In fact, the far-right election denier, whose bizarre conspiracy theories made her something of a national punchline, has said more than once recently that she thinks she might prevail and become governor next year.

To that end, Lake has pushed a new round of election-related conspiracy theories, which have something important in common with her old election-related conspiracy theories: There’s simply no evidence to substantiate any of them.

Undeterred, Lake added last week, “[T]hey better think really hard before Ducey and Hobbs sign their John Hancock to that certification. They better think long and hard about what they know about this election.” Donald Trump has pushed related rhetoric, accusing Arizona of having a “criminal voting operation,” and insisting, “Kari Lake should be installed Governor of Arizona.”

But cutting through the nonsense, simple truths come into focus. The Arizona Republic reported:

Kari Lake has suggested incompetence by election officials or cheating against Republicans by election officials hampered her failed gubernatorial bid.

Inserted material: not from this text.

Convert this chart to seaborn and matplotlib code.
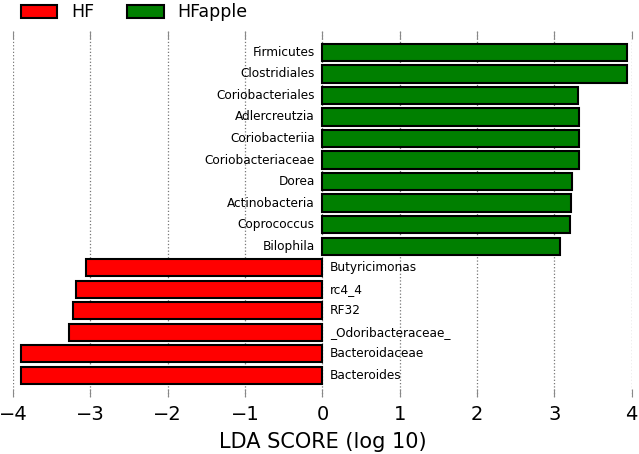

Other top GOP candidates have offered similar explanations for Democratic wins in Arizona’s statewide U.S. Senate and secretary of state races. But an Arizona Republic analysis of voting patterns, especially in Maricopa County, shows a simpler reason: Many Republicans just didn’t vote for the Republican candidates.

To be sure, many of the top-of-the-ballot contests in the Grand Canyon State were highly competitive. The results of the state attorney general race were so close, the outcome is facing an automatic recount.

But as the Arizona Republican’s analysis found, far-right election deniers, including Lake, simply turned off enough voters from their own party to deliver key victories to Democrats: Key Republicans candidates “running in a Republican-leaning environment in a traditionally Republican-friendly state fell flat in Republican areas.”

The newspaper spoke to Fred Solop, a politics professor at Northern Arizona University, who agreed that the party ended up with nominees who were too much even for a swath of the GOP electorate.

“When democracy was on the ballot,” he said, “a significant number of Republicans were rejecting Republican candidates.”

As part of her candidacy, Lake told supporters of the late Sen. John McCain that she didn’t want their support. As it turns out, they listened and followed her guidance.